You raise a very general question about the responsibility to protect that I think is important to clarify. It is a principle that encompasses a broad range of measures that in some ways, if you think about the spectrum, including prevention, can even be non-coercive at a very early stage.
Very interestingly—this is just a bit of a tangent, because I was struck by that statement in the strategic concept about prevention—all of the world's watch lists about countries that were prone to either mass atrocities or conflict prior to 2011 included Syria in their top 10. None of them included Libya. Now, what does that tell us about our current capacity to monitor situations of concern and feed that information through to policy-makers and then act on the information we have?
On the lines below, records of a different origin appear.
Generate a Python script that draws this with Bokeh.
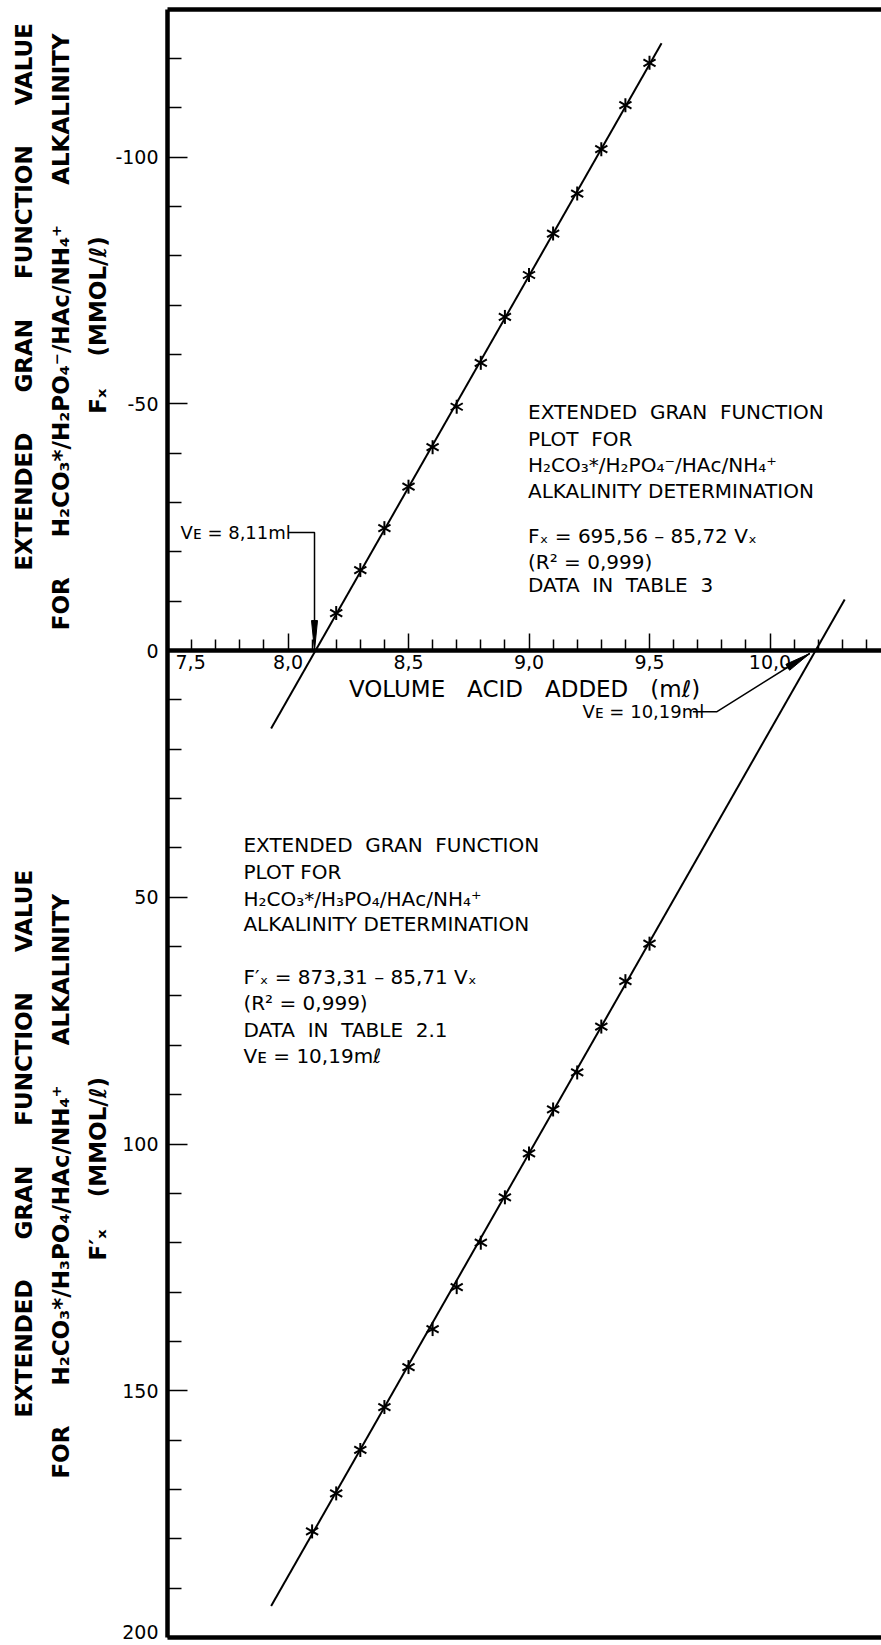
import math
from bokeh.plotting import figure
from bokeh.models import Range1d, LinearAxis, FixedTicker, Label
from bokeh.embed import file_html
from bokeh.resources import INLINE

# ---------------- data ----------------
vol_upper = [8.2, 8.3, 8.4, 8.5, 8.6, 8.7, 8.8, 8.9, 9.0, 9.1, 9.2, 9.3, 9.4, 9.5]
f_upper = [-7.6, -16.3, -24.8, -33.2, -41.2, -49.4, -58.3, -67.6, -76.1, -84.5, -92.6, -101.6, -110.5, -119.1]

vol_lower = [8.1, 8.2, 8.3, 8.4, 8.5, 8.6, 8.7, 8.8, 8.9, 9.0, 9.1, 9.2, 9.3, 9.4, 9.5]
f_lower = [178.5, 170.8, 162.0, 153.3, 145.2, 137.5, 129.0, 120.0, 110.8, 101.9, 93.0, 85.5, 76.2, 67.0, 59.4]

# regression lines printed on the chart: F = a + b * V
fit_upper = (695.56, -85.72)
fit_lower = (873.31, -85.71)
fit_upper_x = [7.93, 9.55]
fit_lower_x = [7.93, 10.31]

ve_upper = 8.11
ve_lower = 10.19

x_major = [7.5, 8.0, 8.5, 9.0, 9.5, 10.0]
x_labels = ["7,5", "8,0", "8,5", "9,0", "9,5", "10,0"]
x_minor = [7.6, 7.7, 7.8, 7.9, 8.1, 8.2, 8.3, 8.4, 8.6, 8.7, 8.8, 8.9,
           9.1, 9.2, 9.3, 9.4, 9.6, 9.7, 9.8, 9.9, 10.1, 10.2, 10.3, 10.4]
y_major = [-100, -50, 0, 50, 100, 150, 200]
y_labels = ["-100", "-50", "0", "50", "100", "150", "200"]
y_minor = [-120, -110, -90, -80, -70, -60, -40, -30, -20, -10,
           10, 20, 30, 40, 60, 70, 80, 90, 110, 120, 130, 140,
           160, 170, 180, 190]

# ---------------- layout constants ----------------
W, H = 881, 1645
PXX = 241.0       # px per mL
PXY = 4.935       # px per unit (downwards)
AX_LEFT_PX = 167  # pixel column of the y axis
X0 = 7.5                        # axis start (mL)
X1 = X0 + (W - AX_LEFT_PX) / PXX
Y_TOP, Y_BOTTOM = -129.9, 200   # drawn frame limits
RX0 = X0 - AX_LEFT_PX / PXX     # plotting range starts at the canvas edge
RY_TOP = Y_TOP - 9 / PXY
RY_BOTTOM = Y_BOTTOM + 8 / PXY
FONT = "DejaVu Sans"
NB = "\u00a0"

p = figure(width=W, height=H, x_range=Range1d(RX0, X1), y_range=Range1d(RY_BOTTOM, RY_TOP),
           x_axis_location=None, y_axis_location=None,
           output_backend="svg", toolbar_location=None, min_border=0)
p.outline_line_color = None
p.grid.visible = False
p.background_fill_color = "white"
p.border_fill_color = "white"

# y axis at V = 7,5
yover = {t: l for t, l in zip(y_major, y_labels)}
yover[y_major[-1]] = ""
yax = LinearAxis(fixed_location=X0, bounds=(Y_TOP, Y_BOTTOM),
                 ticker=FixedTicker(ticks=y_major, minor_ticks=y_minor),
                 major_label_overrides=yover,
                 axis_line_width=4.5, axis_line_color="black",
                 major_tick_in=20, major_tick_out=0, minor_tick_in=14, minor_tick_out=0,
                 major_tick_line_width=1.5, minor_tick_line_width=1.5,
                 major_tick_line_color="black", minor_tick_line_color="black",
                 major_label_text_font=FONT, major_label_text_font_size="19px",
                 major_label_text_color="black", major_label_standoff=9)
p.add_layout(yax, "left")

# x axis drawn at F = 0
xover = {t: l for t, l in zip(x_major, x_labels)}
xover[x_major[0]] = ""
xax = LinearAxis(fixed_location=0, bounds=(X0, X1),
                 ticker=FixedTicker(ticks=x_major, minor_ticks=x_minor),
                 major_label_overrides=xover,
                 axis_label="VOLUME" + NB * 3 + "ACID" + NB * 3 + "ADDED" + NB * 3 + "(m\u2113)",
                 axis_line_width=4.5, axis_line_color="black",
                 major_tick_in=17, major_tick_out=0, minor_tick_in=11, minor_tick_out=0,
                 major_tick_line_width=1.5, minor_tick_line_width=1.5,
                 major_tick_line_color="black", minor_tick_line_color="black",
                 major_label_text_font=FONT, major_label_text_font_size="19px",
                 major_label_text_color="black", major_label_standoff=4,
                 axis_label_text_font=FONT, axis_label_text_font_size="23px",
                 axis_label_text_font_style="normal", axis_label_text_color="black",
                 axis_label_standoff=4)
p.add_layout(xax, "below")

# top and bottom frame lines
p.line([X0, X1], [Y_TOP, Y_TOP], line_color="black", line_width=4.5)
p.line([X0, X1], [Y_BOTTOM, Y_BOTTOM], line_color="black", line_width=4.5)

# regression lines
for xs, (a, b) in ((fit_upper_x, fit_upper), (fit_lower_x, fit_lower)):
    p.line(xs, [a + b * v for v in xs], line_color="black", line_width=2)

# data points: six-armed stars
for vx, fy in ((vol_upper, f_upper), (vol_lower, f_lower)):
    for ang in (90, 30, 150):
        p.scatter(vx, fy, marker="dash", size=14, angle=math.radians(ang),
                  line_width=2, line_color="black")


def head(tip_x, tip_y, from_x, from_y, length_px, half_px):
    dx = (tip_x - from_x) * PXX
    dy = (tip_y - from_y) * PXY
    L = math.hypot(dx, dy)
    ux, uy = dx / L, dy / L
    bx, by = -ux * length_px, -uy * length_px
    nx, ny = -uy, ux
    pts = [(0, 0), (bx + nx * half_px, by + ny * half_px), (bx - nx * half_px, by - ny * half_px)]
    return [tip_x + ox / PXX for ox, oy in pts], [tip_y + oy / PXY for ox, oy in pts]


# V_E arrow, upper curve
ly = -23.9
p.line([8.00, ve_upper, ve_upper], [ly, ly, -5.0], line_color="black", line_width=1.5)
hx, hy = head(ve_upper, 0.0, ve_upper, ly, 30, 3)
p.patch(hx, hy, fill_color="black", line_color="black", line_width=1)

# V_E arrow, lower curve
ly2 = 12.4
tipx, tipy = ve_lower - 0.025, 0.6
p.line([9.68, 9.78, tipx], [ly2, ly2, tipy], line_color="black", line_width=1.5)
hx, hy = head(tipx, tipy, 9.78, ly2, 26, 3.5)
p.patch(hx, hy, fill_color="black", line_color="black", line_width=1)


def txt(x, y, s, size="20px", align="left", baseline="middle", **kw):
    p.add_layout(Label(x=x, y=y, text=s, text_font=FONT, text_font_size=size,
                       text_align=align, text_baseline=baseline, text_color="black", **kw))


# first x tick label (right of the y axis) and last y tick label (above the bottom edge)
txt(x_major[0] + 8 / PXX, 1.0, x_labels[0], size="19px", baseline="top")
txt(X0 - 9 / PXX, y_major[-1] + 1 / PXY, y_labels[-1], size="19px", align="right", baseline="bottom")

txt(7.554, ly, "V\u1d07 = 8,11ml", size="18px")
txt(9.222, ly2, "V\u1d07 = 10,19ml", size="18px")

upper_lines = ["EXTENDED" + NB * 2 + "GRAN" + NB * 2 + "FUNCTION",
               "PLOT" + NB * 2 + "FOR",
               "H\u2082CO\u2083*/H\u2082PO\u2084\u207b/HA\u1d04/NH\u2084\u207a",
               "ALKALINITY" + NB + "DETERMINATION",
               "F\u2093 = 695,56 \u2013 85,72 V\u2093",
               "(R\u00b2 = 0,999)",
               "DATA" + NB * 2 + "IN" + NB * 2 + "TABLE" + NB * 2 + "3"]
upper_y = [-48.3, -42.9, -37.5, -32.4, -23.3, -17.9, -13.2]
for s, y in zip(upper_lines, upper_y):
    txt(8.996, y, s)

lower_lines = ["EXTENDED" + NB * 2 + "GRAN" + NB * 2 + "FUNCTION",
               "PLOT" + NB + "FOR",
               "H\u2082CO\u2083*/H\u2083PO\u2084/HA\u1d04/NH\u2084\u207a",
               "ALKALINITY" + NB + "DETERMINATION",
               "F\u2032\u2093 = 873,31 \u2013 85,71 V\u2093",
               "(R\u00b2 = 0,999)",
               "DATA" + NB * 2 + "IN" + NB * 2 + "TABLE" + NB * 2 + "2.1",
               "V\u1d07 = 10,19m\u2113"]
lower_y = [39.5, 44.8, 50.3, 55.5, 66.1, 71.4, 76.9, 82.1]
for s, y in zip(lower_lines, lower_y):
    txt(7.815, y, s)

# rotated y-axis titles in the left margin
G = NB * 5
title_upper = ["EXTENDED" + G + "GRAN" + G + "FUNCTION" + G + "VALUE",
               "FOR" + G + "H\u2082CO\u2083*/H\u2082PO\u2084\u207b/HA\u1d04/NH\u2084\u207a" + G + "ALKALINITY",
               "F\u2093" + NB * 4 + "(MMOL/\u2113)"]
title_lower = ["EXTENDED" + G + "GRAN" + G + "FUNCTION" + G + "VALUE",
               "FOR" + G + "H\u2082CO\u2083*/H\u2083PO\u2084/HA\u1d04/NH\u2084\u207a" + G + "ALKALINITY",
               "F\u2032\u2093" + NB * 4 + "(MMOL/\u2113)"]
title_px = [23, 60, 97]
title_upper_y = [-16.2, -4.1, -48.0]
title_lower_y = [155.4, 167.8, 123.6]
for lines, ys in ((title_upper, title_upper_y), (title_lower, title_lower_y)):
    for s, px, y in zip(lines, title_px, ys):
        p.add_layout(Label(x=X0 + (px - AX_LEFT_PX) / PXX, y=y, text=s,
                           angle=math.pi / 2, text_font=FONT, text_font_size="23px",
                           text_font_style="bold", text_align="left", text_baseline="middle",
                           text_color="black"))

open("out.html", "w").write(file_html(p, INLINE))
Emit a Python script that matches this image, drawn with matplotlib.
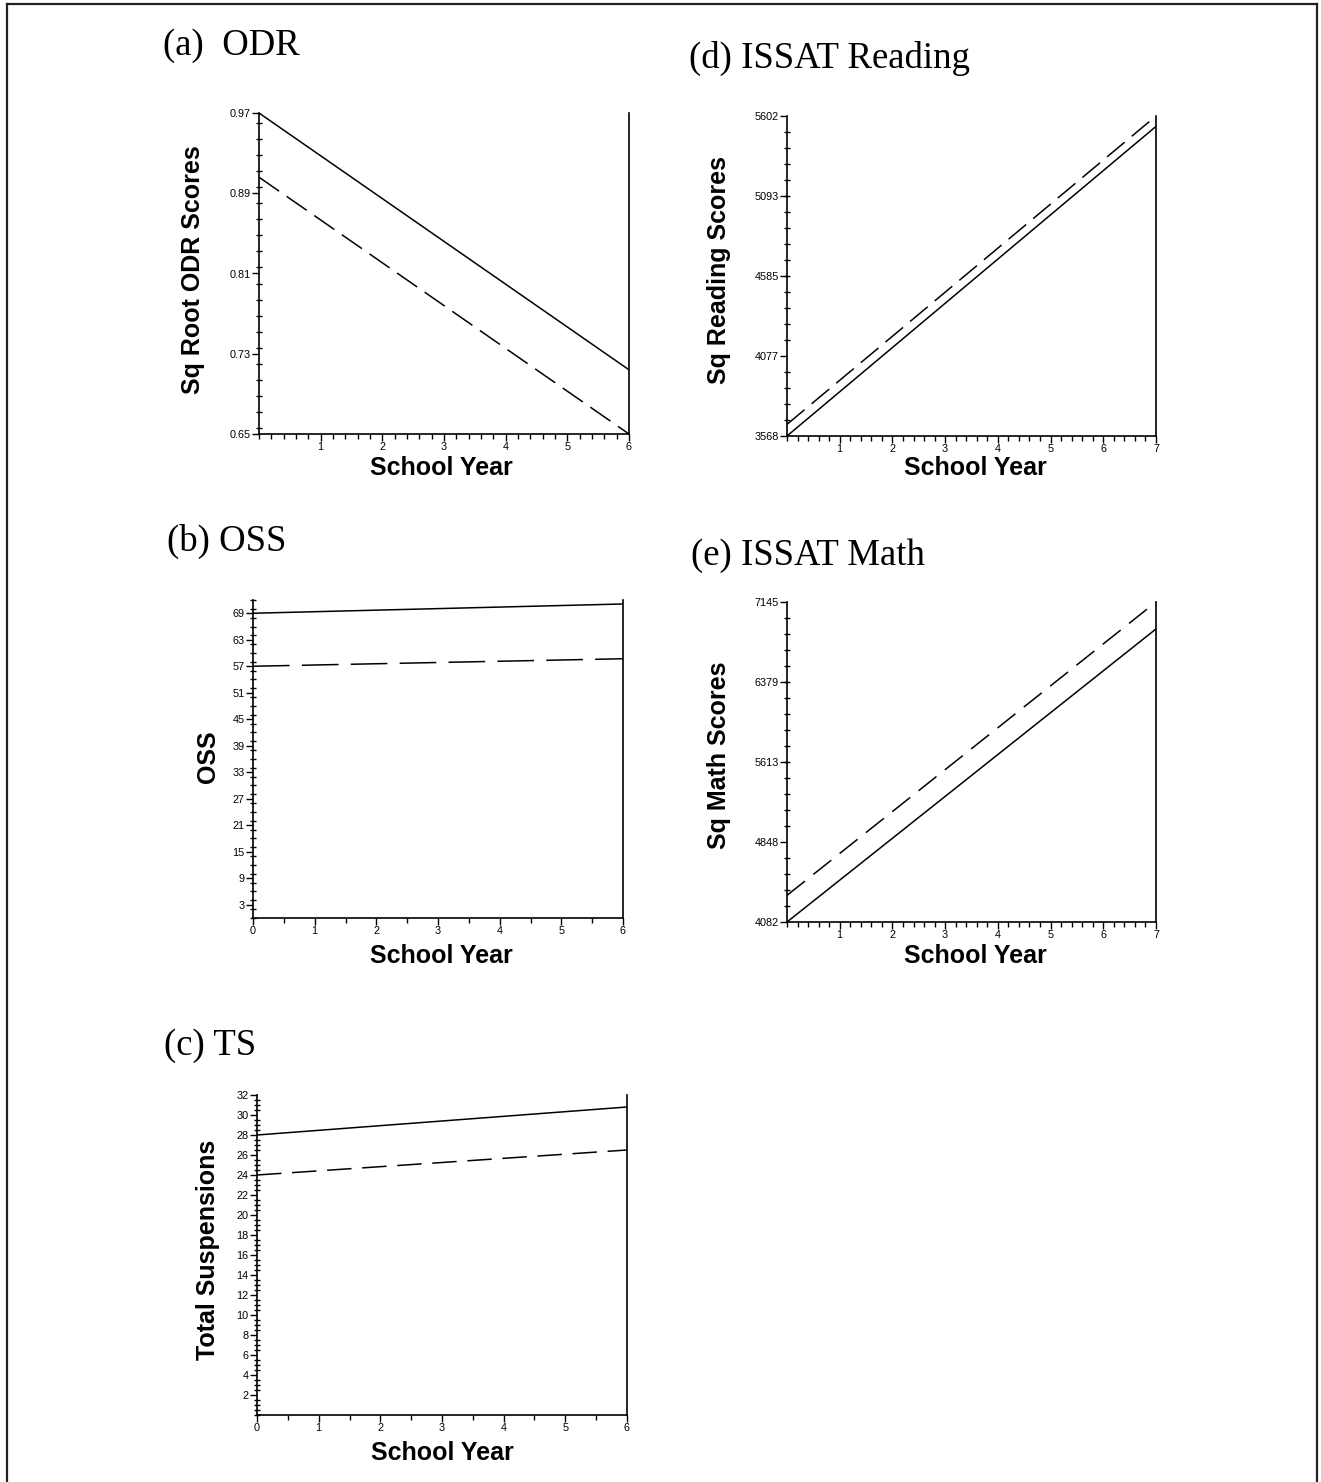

Syria was consistently on these lists. That's my point about prevention. If we're serious about it, are we actually prepared to consider a range of actions? By the way, just because they're preventive doesn't mean they won't be threatening to state sovereignty. There's often this assumption that prevention is somehow warm and fuzzy and less difficult, but it can very often be incredibly intrusive.
The responsibility to protect includes a whole host of actions, only one of which includes military force, so to me the failure to authorize military intervention in Syria does not spell the failure of the responsibility to protect. The very fact that we are discussing atrocities, that there have been commissions of inquiry, that there have been very serious financial sanctions put in place, that there are now attempts to try to buttress the opposition and encourage them to consolidate and work together—all of these are ways of implementing the responsibility to protect.
Now, many of you will say, “Ah, but what good are any of them if you don't intervene militarily?” Well, at the end of the day you're making a probabilistic assessment as to whether you can do more harm than good through military intervention, and you have to make a prudent calculation about that. I think up that until very recently the prudent calculation was that intervention might cause more harm than it would actually address, but what we've been seeing over the past few weeks in Turkey is that we have to factor in the costs of inaction. It's precisely what you mentioned: this gradual spillover is now creating a new set of challenges.
Therefore I think that when policy-makers make those probabilistic assessments—which, by the way, are part of the responsibility to protect but also are part of good policy-making in NATO—they have to consider the implications of both action and inaction.